I can't say precisely what we're doing yet (I could, but my boss would throw a shit-fit) but a very vague summary is "a distributed MIMP processor, producing prepared views on massive discrete datasets". Oh, and it's real-time. And just overflowing with the phrase "embarrassingly parallel".

So now that we are about 3 months in, and about 6 weeks from releasing something approximately "beta" shaped, I feel it's a good time to summarise my feelings thus far:

  1. Plan first, code later: every decision you get wrong takes twice as long to fix, because you have to undo all the assumptions you made based on the prior code.

  2. But don't be afraid to refactor: no matter how much you plan, you will let a few bad ideas slip by. Just because something is difficult, don't let it stop you from rewriting large chunks of the program. The sooner you change something large, the cheaper it is. In a previous post I wrote about moving from Beanstalkd to Redis for our messaging queue: whilst beanstalkd worked, it didn't provide some important features, and switching over has led to other optimisations for data processing.

  3. Think at least a month in advance: whilst we had the core product figured out before we started, the need for certain new features has become apparent; as long as these don't get put into the timeline for the current milestone, then it's not a problem generally. However, just because something isn't important now doesn't mean you should not think about it at all. Consider the technical and business implications of the planned features when you need some downtime; the sooner you table a technical solution, the longer you have to think why you got it wrong.

  4. Sometimes you should just go home: there is often a temptation to spend all night coding. Whilst "the groove" is definitely a powerful tool, sometimes it is easy to pretend like you're in it when infact you spent the last 20 minutes alternating between the same file and Reddit. Going home isn't admitting defeat.

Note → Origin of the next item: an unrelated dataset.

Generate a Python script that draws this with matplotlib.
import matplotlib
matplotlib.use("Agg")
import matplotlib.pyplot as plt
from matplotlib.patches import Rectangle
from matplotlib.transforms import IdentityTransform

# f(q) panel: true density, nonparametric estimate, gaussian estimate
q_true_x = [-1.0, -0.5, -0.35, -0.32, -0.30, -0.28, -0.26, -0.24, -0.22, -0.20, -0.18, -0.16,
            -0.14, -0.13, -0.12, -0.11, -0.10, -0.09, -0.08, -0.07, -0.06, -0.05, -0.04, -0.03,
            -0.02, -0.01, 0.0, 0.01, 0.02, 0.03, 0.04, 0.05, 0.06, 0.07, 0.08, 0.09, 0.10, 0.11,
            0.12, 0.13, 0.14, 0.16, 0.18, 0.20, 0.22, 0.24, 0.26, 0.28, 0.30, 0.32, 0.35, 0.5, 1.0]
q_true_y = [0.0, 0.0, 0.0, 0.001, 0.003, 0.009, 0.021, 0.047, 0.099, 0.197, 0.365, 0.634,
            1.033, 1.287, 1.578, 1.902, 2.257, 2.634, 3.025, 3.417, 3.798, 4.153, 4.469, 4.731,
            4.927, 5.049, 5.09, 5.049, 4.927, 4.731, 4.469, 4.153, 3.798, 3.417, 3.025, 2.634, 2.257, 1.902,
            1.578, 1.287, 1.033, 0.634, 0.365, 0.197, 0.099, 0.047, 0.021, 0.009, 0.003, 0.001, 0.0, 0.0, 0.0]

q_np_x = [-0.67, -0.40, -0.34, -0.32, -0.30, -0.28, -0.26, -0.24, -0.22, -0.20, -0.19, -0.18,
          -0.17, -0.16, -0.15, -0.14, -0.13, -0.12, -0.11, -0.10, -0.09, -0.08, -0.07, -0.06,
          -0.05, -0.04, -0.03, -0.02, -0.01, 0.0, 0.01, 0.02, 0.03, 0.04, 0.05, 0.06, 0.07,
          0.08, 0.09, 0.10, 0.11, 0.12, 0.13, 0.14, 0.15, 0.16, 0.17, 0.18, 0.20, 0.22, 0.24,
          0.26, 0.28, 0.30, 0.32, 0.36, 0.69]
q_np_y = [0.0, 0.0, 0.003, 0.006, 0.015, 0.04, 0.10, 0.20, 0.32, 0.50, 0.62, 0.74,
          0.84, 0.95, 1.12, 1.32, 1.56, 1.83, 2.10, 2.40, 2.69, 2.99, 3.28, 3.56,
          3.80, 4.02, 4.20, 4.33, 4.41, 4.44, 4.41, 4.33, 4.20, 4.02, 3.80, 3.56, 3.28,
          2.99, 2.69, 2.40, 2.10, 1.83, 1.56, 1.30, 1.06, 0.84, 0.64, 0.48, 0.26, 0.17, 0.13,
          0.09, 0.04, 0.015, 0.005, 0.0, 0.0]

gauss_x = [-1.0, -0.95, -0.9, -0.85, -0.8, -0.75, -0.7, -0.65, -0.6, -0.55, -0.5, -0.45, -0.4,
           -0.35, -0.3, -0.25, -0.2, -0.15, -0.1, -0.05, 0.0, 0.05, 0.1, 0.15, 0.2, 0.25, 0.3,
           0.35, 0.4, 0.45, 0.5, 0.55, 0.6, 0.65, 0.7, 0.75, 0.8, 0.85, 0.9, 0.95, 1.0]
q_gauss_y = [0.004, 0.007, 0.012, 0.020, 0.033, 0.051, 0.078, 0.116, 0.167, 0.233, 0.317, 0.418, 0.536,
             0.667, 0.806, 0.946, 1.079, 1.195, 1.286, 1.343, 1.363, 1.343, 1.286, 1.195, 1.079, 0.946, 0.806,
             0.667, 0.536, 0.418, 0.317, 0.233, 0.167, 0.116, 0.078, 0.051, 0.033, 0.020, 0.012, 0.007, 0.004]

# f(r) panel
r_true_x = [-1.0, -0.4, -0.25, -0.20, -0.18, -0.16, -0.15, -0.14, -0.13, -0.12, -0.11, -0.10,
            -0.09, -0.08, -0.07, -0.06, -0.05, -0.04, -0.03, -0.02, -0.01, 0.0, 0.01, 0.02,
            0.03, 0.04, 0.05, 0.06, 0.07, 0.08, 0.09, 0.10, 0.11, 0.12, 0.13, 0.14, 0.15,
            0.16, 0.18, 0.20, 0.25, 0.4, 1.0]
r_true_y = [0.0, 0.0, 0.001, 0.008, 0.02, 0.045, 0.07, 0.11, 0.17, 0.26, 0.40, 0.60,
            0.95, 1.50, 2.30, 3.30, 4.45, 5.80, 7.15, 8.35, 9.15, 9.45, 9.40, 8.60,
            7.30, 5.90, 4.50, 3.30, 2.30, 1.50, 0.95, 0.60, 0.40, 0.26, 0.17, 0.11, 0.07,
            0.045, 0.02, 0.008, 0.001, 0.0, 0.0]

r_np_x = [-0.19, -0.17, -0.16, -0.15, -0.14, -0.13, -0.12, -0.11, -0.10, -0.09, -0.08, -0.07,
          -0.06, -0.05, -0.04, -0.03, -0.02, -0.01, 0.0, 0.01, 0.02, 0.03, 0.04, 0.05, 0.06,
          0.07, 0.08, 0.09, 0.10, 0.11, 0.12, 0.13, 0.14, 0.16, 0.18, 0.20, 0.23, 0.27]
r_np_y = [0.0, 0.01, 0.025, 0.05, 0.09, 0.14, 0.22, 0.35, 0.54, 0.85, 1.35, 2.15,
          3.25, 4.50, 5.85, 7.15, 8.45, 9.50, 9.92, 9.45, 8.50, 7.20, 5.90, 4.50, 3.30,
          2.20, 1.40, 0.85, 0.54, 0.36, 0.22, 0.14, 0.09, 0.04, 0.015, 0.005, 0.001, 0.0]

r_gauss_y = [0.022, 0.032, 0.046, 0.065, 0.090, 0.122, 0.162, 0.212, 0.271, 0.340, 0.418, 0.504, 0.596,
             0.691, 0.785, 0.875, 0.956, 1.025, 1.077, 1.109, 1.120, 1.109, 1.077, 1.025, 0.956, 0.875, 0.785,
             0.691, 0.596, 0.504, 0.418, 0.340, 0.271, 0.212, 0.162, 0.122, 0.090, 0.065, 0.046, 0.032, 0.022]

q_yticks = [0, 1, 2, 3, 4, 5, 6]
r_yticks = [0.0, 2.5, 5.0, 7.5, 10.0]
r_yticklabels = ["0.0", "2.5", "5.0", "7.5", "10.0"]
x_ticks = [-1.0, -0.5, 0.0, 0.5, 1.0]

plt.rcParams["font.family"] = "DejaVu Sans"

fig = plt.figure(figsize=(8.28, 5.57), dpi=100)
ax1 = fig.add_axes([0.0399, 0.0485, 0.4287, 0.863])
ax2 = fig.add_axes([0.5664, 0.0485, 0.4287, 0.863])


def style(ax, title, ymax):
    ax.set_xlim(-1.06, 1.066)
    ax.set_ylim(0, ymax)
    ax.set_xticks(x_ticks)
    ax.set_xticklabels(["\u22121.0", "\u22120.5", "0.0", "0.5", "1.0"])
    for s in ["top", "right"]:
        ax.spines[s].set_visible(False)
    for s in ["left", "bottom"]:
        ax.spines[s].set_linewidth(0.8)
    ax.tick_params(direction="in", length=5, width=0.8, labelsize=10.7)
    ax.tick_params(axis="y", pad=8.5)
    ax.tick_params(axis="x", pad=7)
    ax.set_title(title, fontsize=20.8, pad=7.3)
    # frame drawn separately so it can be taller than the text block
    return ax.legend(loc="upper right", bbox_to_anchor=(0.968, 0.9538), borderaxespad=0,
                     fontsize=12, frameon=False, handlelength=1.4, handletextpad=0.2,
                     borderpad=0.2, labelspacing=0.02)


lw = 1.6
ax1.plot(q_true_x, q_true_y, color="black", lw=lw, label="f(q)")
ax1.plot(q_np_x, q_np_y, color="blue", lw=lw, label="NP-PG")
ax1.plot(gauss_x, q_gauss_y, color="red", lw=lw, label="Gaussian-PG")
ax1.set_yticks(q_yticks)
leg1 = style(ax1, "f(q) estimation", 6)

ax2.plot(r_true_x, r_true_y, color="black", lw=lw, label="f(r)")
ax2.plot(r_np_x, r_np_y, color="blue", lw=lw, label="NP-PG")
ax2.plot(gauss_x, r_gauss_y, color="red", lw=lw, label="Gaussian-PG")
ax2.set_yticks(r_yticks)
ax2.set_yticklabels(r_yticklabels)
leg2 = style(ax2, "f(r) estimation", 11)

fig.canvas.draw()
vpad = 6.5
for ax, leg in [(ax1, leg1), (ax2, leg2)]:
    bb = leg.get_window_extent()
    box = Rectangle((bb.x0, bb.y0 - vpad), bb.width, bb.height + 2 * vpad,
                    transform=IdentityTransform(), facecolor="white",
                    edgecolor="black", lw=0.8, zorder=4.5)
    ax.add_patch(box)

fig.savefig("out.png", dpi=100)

  5. A bad environment is your worst enemy: I work in an office with a bunch of other developers, a few salespeople, and a couple of other staff. It's pretty natural that with 20 people in a ~1500sqft space that it gets very loud from all the chatter and ringing phones... but however "normal" it is, it absolutely destroys any ability to get into the zone. Staying after work is often the best way to get shit done - no distractions other than some speakers playing easy music, and 8 hours fly by doing as much work as 20 when everyone else is around.

  6. Everyone cares less than you: I often forget, having spent the last few months thinking about almost nothing but this project, that other people are involved in this project as much as me. Other people may be more relaxed, or less vocal about what they are thinking about, or just working on something you aren't familiar with (and thus can't appreciate the complexity), but it's definitely a trap I keep having to extricate myself from: their are other people committed to this project, and they are putting in as much effort as you.